GOAL OF THE EXERCISE:
Set down the full listing exactly as given. Any pictures are to be left out.

DATA BLOCK:

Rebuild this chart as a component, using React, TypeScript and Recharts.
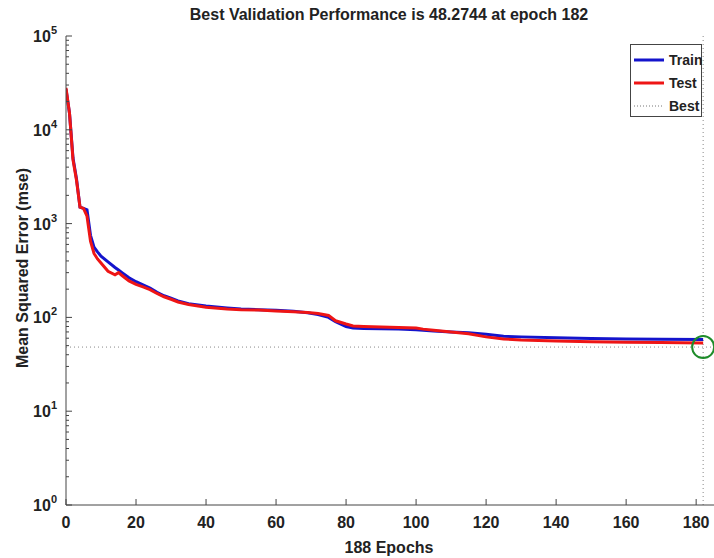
import {
  LineChart,
  Line,
  XAxis,
  YAxis,
  ReferenceLine,
  ReferenceDot,
  Label,
} from "recharts";

const epochs = [
  0, 1, 2, 3, 4, 5, 6, 7, 8, 9, 10, 12, 14, 15, 16, 18, 20, 22, 24, 26, 28, 30,
  32, 35, 40, 46, 50, 55, 60, 65, 69, 72, 75, 77, 80, 82, 85, 90, 95, 100, 102,
  105, 110, 115, 120, 125, 130, 140, 150, 160, 170, 182,
];

const trainMse = [
  27000, 15000, 5000, 3000, 1500, 1450, 1400, 750, 560, 500, 450, 390, 340, 320,
  300, 265, 240, 222, 205, 185, 170, 160, 150, 140, 132, 126, 123, 121, 119, 116,
  112, 107, 100, 90, 80, 77, 76, 75.5, 75, 74, 73, 71.5, 70, 68.5, 66, 63, 62,
  60.5, 59.5, 59, 58.5, 58,
];

const testMse = [
  28000, 15000, 4800, 2900, 1500, 1450, 1200, 650, 480, 420, 380, 310, 285, 300,
  280, 245, 225, 212, 198, 180, 166, 156, 146, 137, 128, 123, 121, 120, 117, 115,
  113, 110, 105, 92, 85, 81, 80, 79, 78, 77, 75, 73, 70, 67, 62, 59, 57.5, 56,
  55, 54.5, 54, 53.5,
];

const bestEpoch = 182;
const bestPerf = 48.2744;

const xTicks = [0, 20, 40, 60, 80, 100, 120, 140, 160, 180];
const yMajor = [1, 10, 100, 1000, 10000, 100000];
const yTicks = yMajor.flatMap((d) =>
  d === 100000 ? [d] : [1, 2, 3, 4, 5, 6, 7, 8, 9].map((m) => m * d)
);

const data = epochs.map((e, i) => ({
  epoch: e,
  train: trainMse[i],
  test: testMse[i],
}));

const font = "'Liberation Sans', Arial, sans-serif";

const YTick = (props: any) => {
  const { x, y, payload } = props;
  const v = payload.value;
  const major = yMajor.includes(v);
  const exp = Math.round(Math.log10(v));
  return (
    <g>
      <line x1={x} x2={x + (major ? 6 : 3)} y1={y} y2={y} stroke="#444" />
      {major && (
        <text
          x={x - 9}
          y={y + 6}
          textAnchor="end"
          fontFamily={font}
          fontWeight="bold"
          fontSize={16}
          fill="#222"
        >
          <tspan>10</tspan>
          <tspan dy={-8} fontSize={11}>
            {exp}
          </tspan>
        </text>
      )}
    </g>
  );
};

const XTick = (props: any) => {
  const { x, y, payload } = props;
  return (
    <g>
      <line x1={x} x2={x} y1={y} y2={y - 6} stroke="#444" />
      <text
        x={x}
        y={y + 23}
        textAnchor="middle"
        fontFamily={font}
        fontWeight="bold"
        fontSize={16}
        fill="#222"
      >
        {payload.value}
      </text>
    </g>
  );
};

const legendRows = [
  { name: "Train", color: "#1414cc", dash: "", w: 3 },
  { name: "Test", color: "#ee1515", dash: "", w: 3 },
  { name: "Best", color: "#777", dash: "1 2", w: 1 },
];

const LegendBox = () => (
  <div
    style={{
      position: "absolute",
      left: 630,
      top: 44,
      width: 72,
      height: 73,
      border: "1px solid #444",
      background: "#fff",
      boxSizing: "border-box",
      fontFamily: font,
      fontWeight: "bold",
      fontSize: 14,
      color: "#222",
      paddingTop: 3,
    }}
  >
    {legendRows.map((r) => (
      <div
        key={r.name}
        style={{ display: "flex", alignItems: "center", height: 23 }}
      >
        <svg width={34} height={10} style={{ marginLeft: 3, flex: "none" }}>
          <line
            x1={0}
            x2={30}
            y1={5}
            y2={5}
            stroke={r.color}
            strokeWidth={r.w}
            strokeDasharray={r.dash || undefined}
          />
        </svg>
        <span style={{ marginLeft: 1 }}>{r.name}</span>
      </div>
    ))}
  </div>
);

export default function App() {
  return (
    <div
      style={{
        position: "absolute",
        left: 0,
        top: 0,
        width: 714,
        height: 558,
        background: "#fff",
        overflow: "hidden",
      }}
    >
      <div
        style={{
          position: "absolute",
          left: 0,
          top: 6,
          width: 778,
          textAlign: "center",
          fontFamily: font,
          fontWeight: "bold",
          fontSize: 16,
          color: "#222",
        }}
      >
        Best Validation Performance is 48.2744 at epoch 182
      </div>
      <LineChart
        width={714}
        height={558}
        data={data}
        margin={{ top: 36, right: 0, bottom: 0, left: 0 }}
      >
        <XAxis
          dataKey="epoch"
          type="number"
          domain={[0, 185.1]}
          allowDataOverflow
          ticks={xTicks}
          interval={0}
          height={53}
          tickSize={0}
          tickMargin={0}
          tick={<XTick />}
          axisLine={{ stroke: "#444" }}
        >
          <Label
            content={() => (
              <text
                x={389}
                y={553}
                textAnchor="middle"
                fontFamily={font}
                fontWeight="bold"
                fontSize={16}
                fill="#222"
              >
                188 Epochs
              </text>
            )}
          />
        </XAxis>
        <YAxis
          type="number"
          scale="log"
          domain={[1, 100000]}
          allowDataOverflow
          ticks={yTicks}
          interval={0}
          width={66}
          tickSize={0}
          tickMargin={0}
          tick={<YTick />}
          axisLine={{ stroke: "#444" }}
        >
          <Label
            content={() => (
              <text
                x={28}
                y={268}
                transform="rotate(-90 28 268)"
                textAnchor="middle"
                fontFamily={font}
                fontWeight="bold"
                fontSize={16}
                fill="#222"
              >
                Mean Squared Error  (mse)
              </text>
            )}
          />
        </YAxis>
        <ReferenceLine y={bestPerf} stroke="#888" strokeDasharray="1 3" />
        <ReferenceLine x={bestEpoch} stroke="#888" strokeDasharray="1 3" />
        <Line
          type="linear"
          dataKey="train"
          stroke="#1414cc"
          strokeWidth={3}
          dot={false}
          isAnimationActive={false}
        />
        <Line
          type="linear"
          dataKey="test"
          stroke="#ee1515"
          strokeWidth={3}
          dot={false}
          isAnimationActive={false}
        />
        <ReferenceDot
          x={bestEpoch}
          y={bestPerf}
          r={11}
          fill="none"
          stroke="#1e8c2a"
          strokeWidth={2}
        />
      </LineChart>
      <LegendBox />
    </div>
  );
}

SOLUTION:
Rebuild this chart as a component, using React, TypeScript and Recharts.
import {
  LineChart,
  Line,
  XAxis,
  YAxis,
  ReferenceLine,
  ReferenceDot,
  Label,
} from "recharts";

const epochs = [
  0, 1, 2, 3, 4, 5, 6, 7, 8, 9, 10, 12, 14, 15, 16, 18, 20, 22, 24, 26, 28, 30,
  32, 35, 40, 46, 50, 55, 60, 65, 69, 72, 75, 77, 80, 82, 85, 90, 95, 100, 102,
  105, 110, 115, 120, 125, 130, 140, 150, 160, 170, 182,
];

const trainMse = [
  27000, 15000, 5000, 3000, 1500, 1450, 1400, 750, 560, 500, 450, 390, 340, 320,
  300, 265, 240, 222, 205, 185, 170, 160, 150, 140, 132, 126, 123, 121, 119, 116,
  112, 107, 100, 90, 80, 77, 76, 75.5, 75, 74, 73, 71.5, 70, 68.5, 66, 63, 62,
  60.5, 59.5, 59, 58.5, 58,
];

const testMse = [
  28000, 15000, 4800, 2900, 1500, 1450, 1200, 650, 480, 420, 380, 310, 285, 300,
  280, 245, 225, 212, 198, 180, 166, 156, 146, 137, 128, 123, 121, 120, 117, 115,
  113, 110, 105, 92, 85, 81, 80, 79, 78, 77, 75, 73, 70, 67, 62, 59, 57.5, 56,
  55, 54.5, 54, 53.5,
];

const bestEpoch = 182;
const bestPerf = 48.2744;

const xTicks = [0, 20, 40, 60, 80, 100, 120, 140, 160, 180];
const yMajor = [1, 10, 100, 1000, 10000, 100000];
const yTicks = yMajor.flatMap((d) =>
  d === 100000 ? [d] : [1, 2, 3, 4, 5, 6, 7, 8, 9].map((m) => m * d)
);

const data = epochs.map((e, i) => ({
  epoch: e,
  train: trainMse[i],
  test: testMse[i],
}));

const font = "'Liberation Sans', Arial, sans-serif";

const YTick = (props: any) => {
  const { x, y, payload } = props;
  const v = payload.value;
  const major = yMajor.includes(v);
  const exp = Math.round(Math.log10(v));
  return (
    <g>
      <line x1={x} x2={x + (major ? 6 : 3)} y1={y} y2={y} stroke="#444" />
      {major && (
        <text
          x={x - 9}
          y={y + 6}
          textAnchor="end"
          fontFamily={font}
          fontWeight="bold"
          fontSize={16}
          fill="#222"
        >
          <tspan>10</tspan>
          <tspan dy={-8} fontSize={11}>
            {exp}
          </tspan>
        </text>
      )}
    </g>
  );
};

const XTick = (props: any) => {
  const { x, y, payload } = props;
  return (
    <g>
      <line x1={x} x2={x} y1={y} y2={y - 6} stroke="#444" />
      <text
        x={x}
        y={y + 23}
        textAnchor="middle"
        fontFamily={font}
        fontWeight="bold"
        fontSize={16}
        fill="#222"
      >
        {payload.value}
      </text>
    </g>
  );
};

const legendRows = [
  { name: "Train", color: "#1414cc", dash: "", w: 3 },
  { name: "Test", color: "#ee1515", dash: "", w: 3 },
  { name: "Best", color: "#777", dash: "1 2", w: 1 },
];

const LegendBox = () => (
  <div
    style={{
      position: "absolute",
      left: 630,
      top: 44,
      width: 72,
      height: 73,
      border: "1px solid #444",
      background: "#fff",
      boxSizing: "border-box",
      fontFamily: font,
      fontWeight: "bold",
      fontSize: 14,
      color: "#222",
      paddingTop: 3,
    }}
  >
    {legendRows.map((r) => (
      <div
        key={r.name}
        style={{ display: "flex", alignItems: "center", height: 23 }}
      >
        <svg width={34} height={10} style={{ marginLeft: 3, flex: "none" }}>
          <line
            x1={0}
            x2={30}
            y1={5}
            y2={5}
            stroke={r.color}
            strokeWidth={r.w}
            strokeDasharray={r.dash || undefined}
          />
        </svg>
        <span style={{ marginLeft: 1 }}>{r.name}</span>
      </div>
    ))}
  </div>
);

export default function App() {
  return (
    <div
      style={{
        position: "absolute",
        left: 0,
        top: 0,
        width: 714,
        height: 558,
        background: "#fff",
        overflow: "hidden",
      }}
    >
      <div
        style={{
          position: "absolute",
          left: 0,
          top: 6,
          width: 778,
          textAlign: "center",
          fontFamily: font,
          fontWeight: "bold",
          fontSize: 16,
          color: "#222",
        }}
      >
        Best Validation Performance is 48.2744 at epoch 182
      </div>
      <LineChart
        width={714}
        height={558}
        data={data}
        margin={{ top: 36, right: 0, bottom: 0, left: 0 }}
      >
        <XAxis
          dataKey="epoch"
          type="number"
          domain={[0, 185.1]}
          allowDataOverflow
          ticks={xTicks}
          interval={0}
          height={53}
          tickSize={0}
          tickMargin={0}
          tick={<XTick />}
          axisLine={{ stroke: "#444" }}
        >
          <Label
            content={() => (
              <text
                x={389}
                y={553}
                textAnchor="middle"
                fontFamily={font}
                fontWeight="bold"
                fontSize={16}
                fill="#222"
              >
                188 Epochs
              </text>
            )}
          />
        </XAxis>
        <YAxis
          type="number"
          scale="log"
          domain={[1, 100000]}
          allowDataOverflow
          ticks={yTicks}
          interval={0}
          width={66}
          tickSize={0}
          tickMargin={0}
          tick={<YTick />}
          axisLine={{ stroke: "#444" }}
        >
          <Label
            content={() => (
              <text
                x={28}
                y={268}
                transform="rotate(-90 28 268)"
                textAnchor="middle"
                fontFamily={font}
                fontWeight="bold"
                fontSize={16}
                fill="#222"
              >
                Mean Squared Error  (mse)
              </text>
            )}
          />
        </YAxis>
        <ReferenceLine y={bestPerf} stroke="#888" strokeDasharray="1 3" />
        <ReferenceLine x={bestEpoch} stroke="#888" strokeDasharray="1 3" />
        <Line
          type="linear"
          dataKey="train"
          stroke="#1414cc"
          strokeWidth={3}
          dot={false}
          isAnimationActive={false}
        />
        <Line
          type="linear"
          dataKey="test"
          stroke="#ee1515"
          strokeWidth={3}
          dot={false}
          isAnimationActive={false}
        />
        <ReferenceDot
          x={bestEpoch}
          y={bestPerf}
          r={11}
          fill="none"
          stroke="#1e8c2a"
          strokeWidth={2}
        />
      </LineChart>
      <LegendBox />
    </div>
  );
}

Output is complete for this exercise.